Inbreeding and resultant homozygosity across key inflammation and DNA repair genes linked to chlamydial infection in New South Wales koalas

Inbreeding and resultant homozygosity can reduce genetic diversity and increase disease susceptibility. Koalas ( Phascolarctos cinereus ) are one species suffering genomic diversity loss and inbreeding and concurrent significant disease pressure (particularly chlamydiosis). Using 259 whole genomes with a pathogen sampling regime we identify potential links between inbreeding, genome-wide variation and chlamydial infection. We found a general trend of reduced genomic diversity and increased inbreeding from north to south across six sites in New South Wales. A genome-wide association study of 153 individuals from sites with known Chlamydia pecorum presence were used to investigate the potential relationship between inbreeding and infection. Chlamydia positive individuals (average FH = 0.026) were significantly more inbred than Chlamydia negative individuals (average FH= −0.0051) ( t = - 2.31, df = 151, p-value = 0.022).
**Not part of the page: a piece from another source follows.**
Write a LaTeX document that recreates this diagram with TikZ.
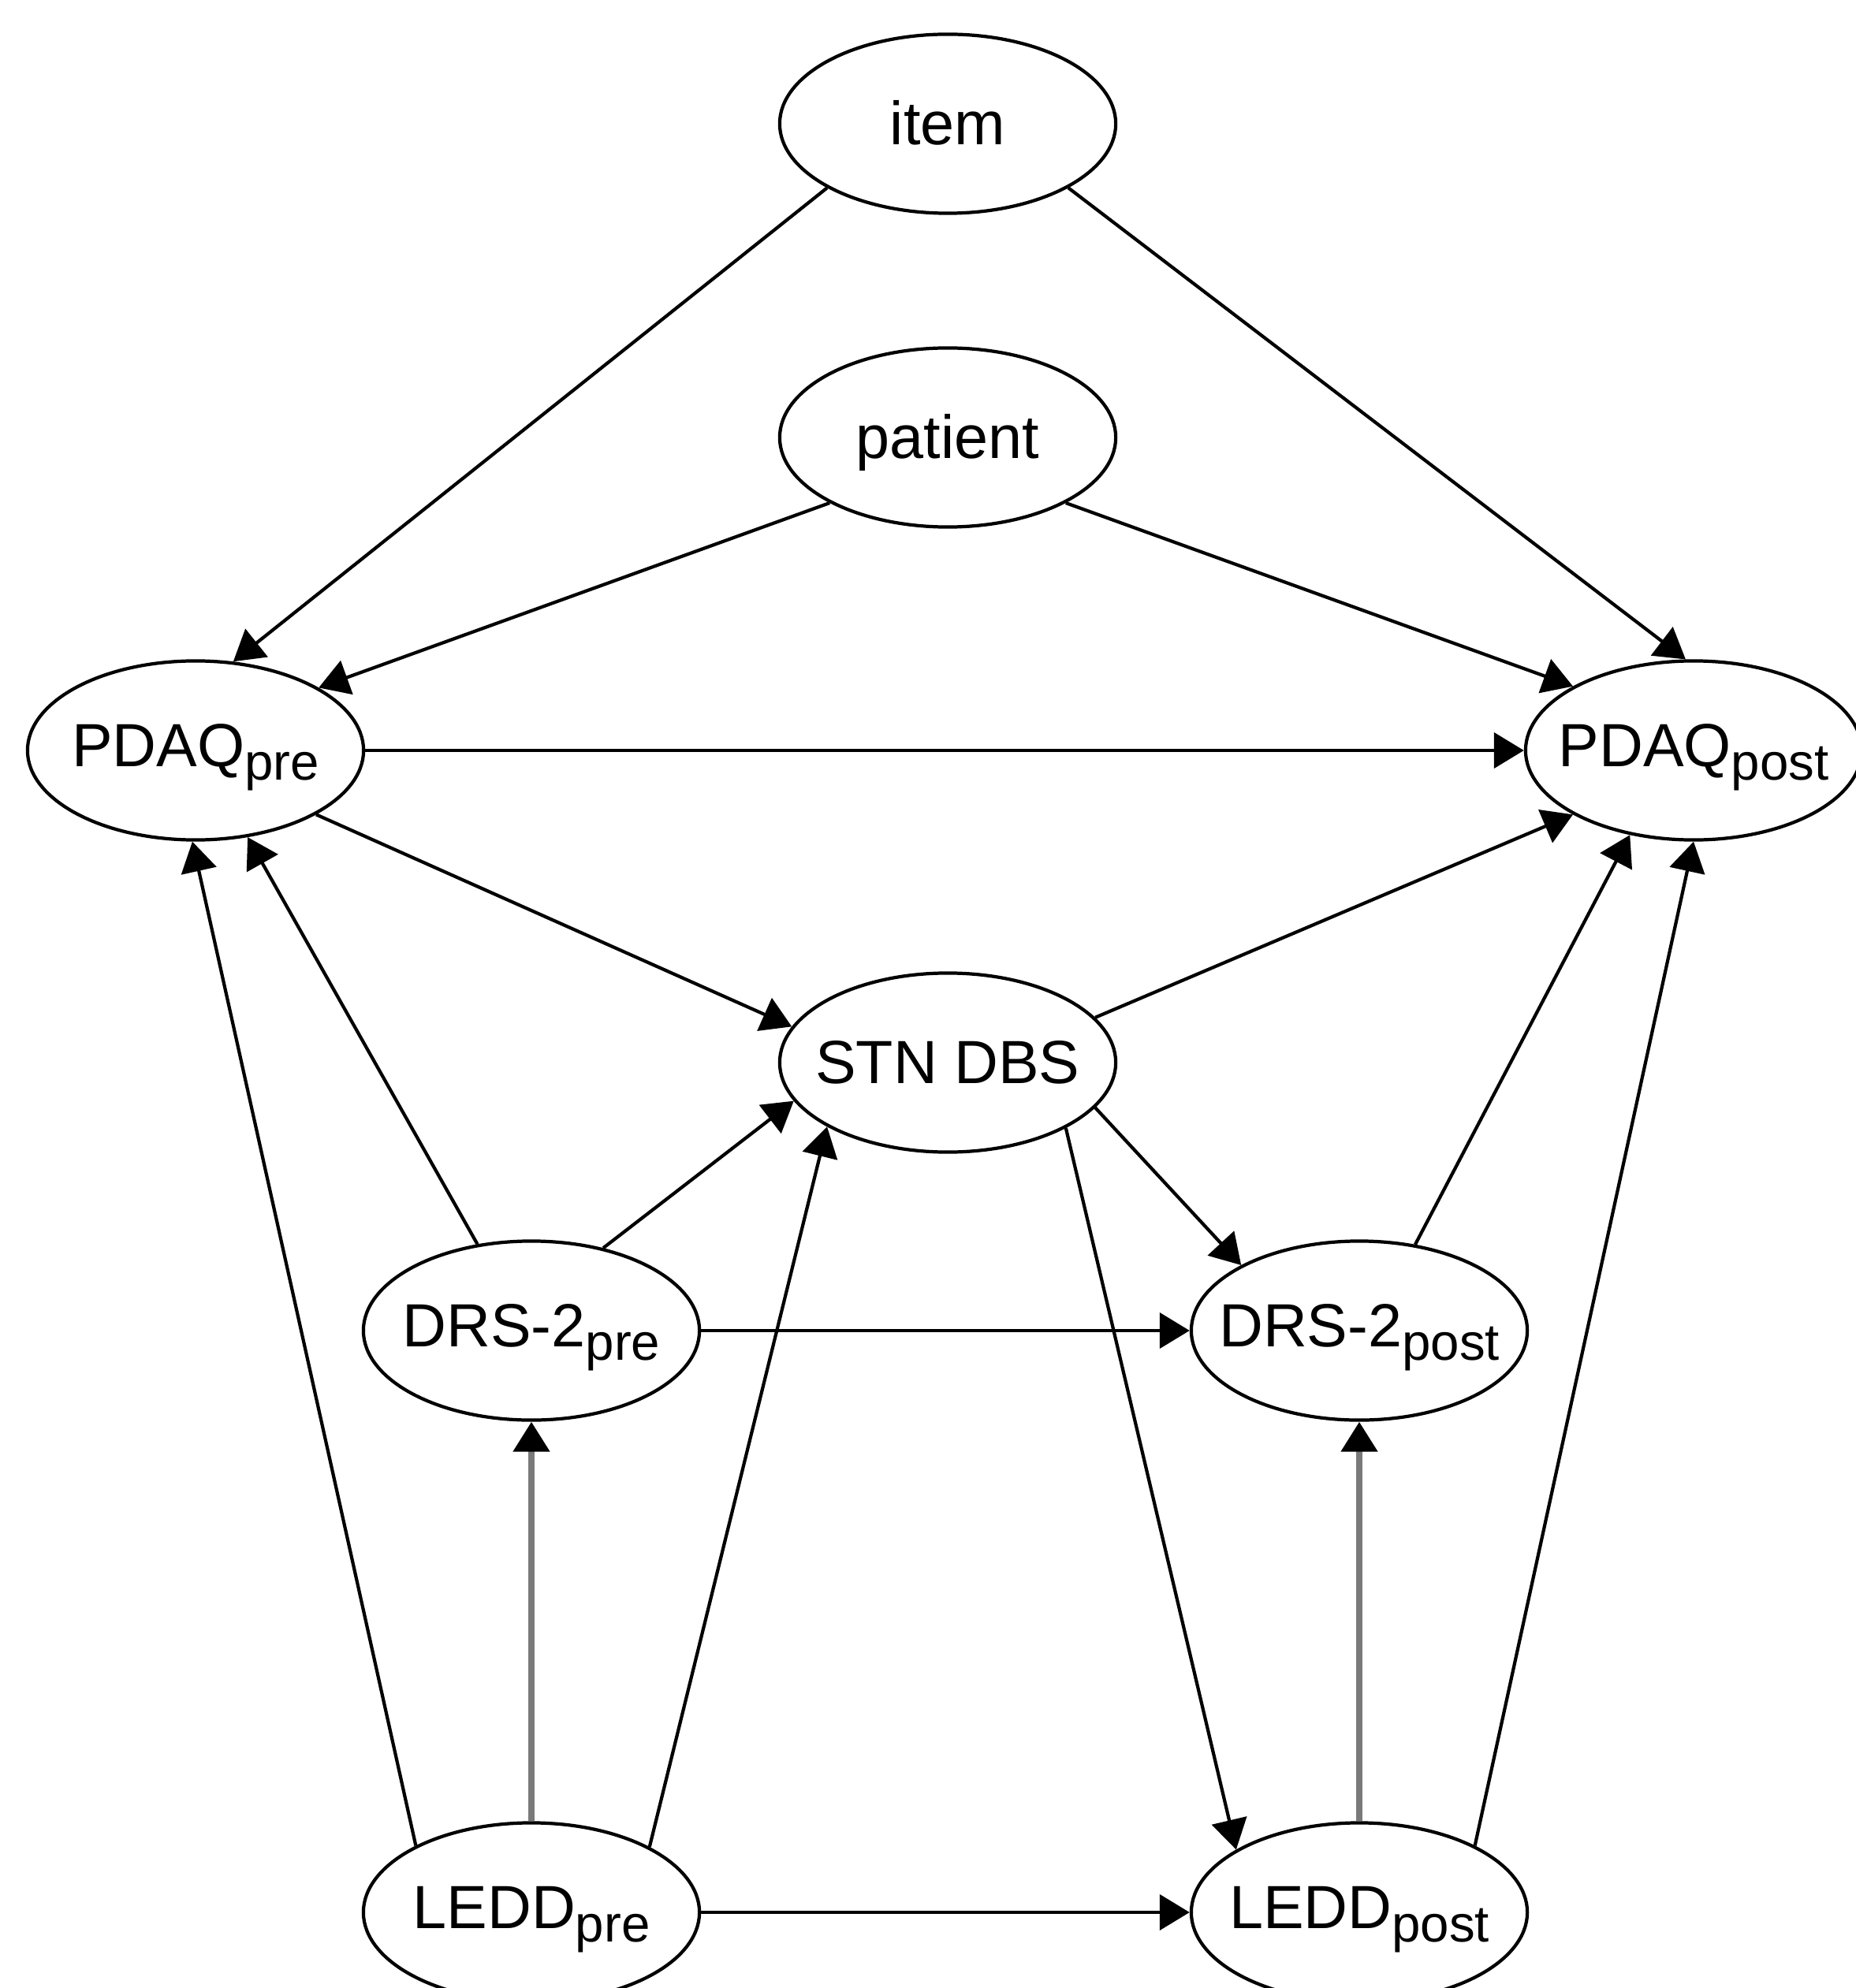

We identified several genes involved in host-pathogen interactions and DNA mismatch repair within in runs of homozygosity that were unique to Chlamydia positive individuals. Interestingly, populations considered putatively Chlamydia -free had similar allele frequencies across candidate loci as Chlamydia positive individuals. Combined with gene flow analyses, this result suggests that isolation may have protected these populations more than harbouring alleles conferring infection resilience and supports the concept that disease should be carefully considered in any conservation measures that increase connectivity or translocations. Our genome-wide approach has identified several avenues for investigations into the pathogenesis of Chlamydia infection and chlamydiosis. We showcase the value of high-quality re-sequenced genomes for understanding the implications of inbreeding, genomic diversity loss, and infection susceptibility, all universal problems for threatened species.